There are a lot of articles online about running an Elasticsearch multi-node cluster using docker-compose, including the official documentation for Elasticsearch 8.0. However, I cannot find a reason why you would set up multiple nodes on the same docker host. Is this the recommended setup for a production environment? Or is it an example of theory in practice?
CodePudding user response:
You shouldn't consider this a production environment. The guides are examples, often for lab environments, and testing scenarios with the application. I would not consider them production ready, and compose is often not considered a production grade tool since everything it does is to a single docker node, where in production you typically want multiple nodes spread across multiple availability zones.

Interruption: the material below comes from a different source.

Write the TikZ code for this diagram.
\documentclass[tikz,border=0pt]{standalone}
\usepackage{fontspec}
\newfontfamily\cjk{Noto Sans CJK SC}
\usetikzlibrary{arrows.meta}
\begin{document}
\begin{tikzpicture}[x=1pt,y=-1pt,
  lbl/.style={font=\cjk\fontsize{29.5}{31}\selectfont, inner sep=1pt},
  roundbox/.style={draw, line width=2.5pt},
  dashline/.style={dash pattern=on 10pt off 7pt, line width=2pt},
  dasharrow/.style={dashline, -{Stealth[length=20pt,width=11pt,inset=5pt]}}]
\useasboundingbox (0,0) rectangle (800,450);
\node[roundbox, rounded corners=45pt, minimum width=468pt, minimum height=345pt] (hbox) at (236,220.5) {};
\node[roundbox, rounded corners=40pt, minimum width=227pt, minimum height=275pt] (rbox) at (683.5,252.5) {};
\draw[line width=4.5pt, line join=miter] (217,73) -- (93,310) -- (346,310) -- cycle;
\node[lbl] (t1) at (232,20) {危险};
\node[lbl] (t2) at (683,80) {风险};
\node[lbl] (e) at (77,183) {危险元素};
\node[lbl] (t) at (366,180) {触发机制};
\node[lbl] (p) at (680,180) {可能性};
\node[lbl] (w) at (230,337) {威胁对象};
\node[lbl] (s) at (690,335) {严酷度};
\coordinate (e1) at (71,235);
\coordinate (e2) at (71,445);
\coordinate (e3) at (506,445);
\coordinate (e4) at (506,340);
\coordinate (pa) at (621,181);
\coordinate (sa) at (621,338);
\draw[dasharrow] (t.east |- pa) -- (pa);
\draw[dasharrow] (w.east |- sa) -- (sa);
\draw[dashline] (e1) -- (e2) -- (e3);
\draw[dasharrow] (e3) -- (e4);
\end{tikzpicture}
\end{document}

CodePudding user response:
Since one ES node heap memory should never get more than half the available memory (and less than ~30.5GB), one reason it makes sense to have several nodes on a given host is when you have hosts with ample memory (say 128GB ). In that case you could run 2 ES nodes (with 64GB of memory each, 30.5GB heap and the rest for Lucene) on the same host by correctly constraining each Docker container.

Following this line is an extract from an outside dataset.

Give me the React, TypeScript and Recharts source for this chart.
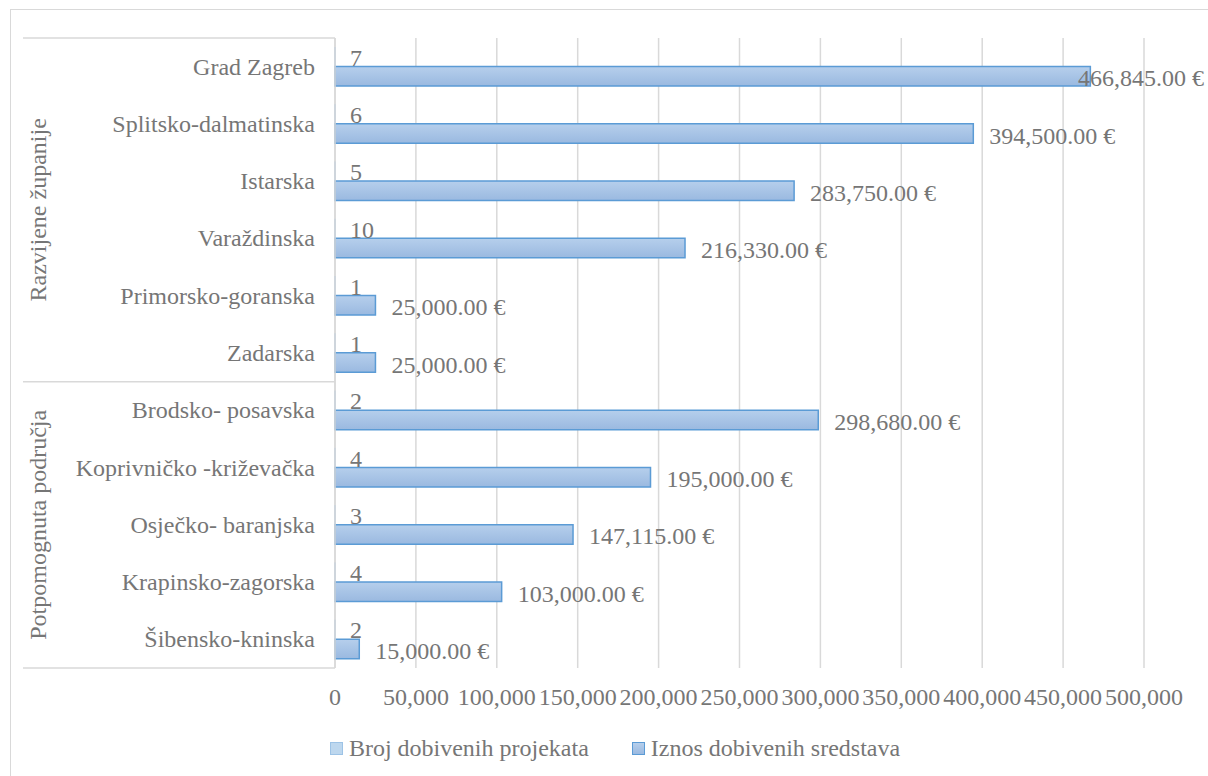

Note that the above is not related to Docker, you can always configure several nodes per host, whether Docker or not.
Regarding production and given the fact that 2 nodes would run on the same host, if you lose that host, you lose two nodes, which is not good. However, depending on how many hosts you have, it might be a lesser problem, if and only if, each host is in a different availability zone and you have the appropriate cluster/shard allocation awareness settings configured, which would ensure that your data is redundantly copied in 2 availability zones. In this case, losing a host (2 nodes) would still keep your cluster running, although in degraded mode.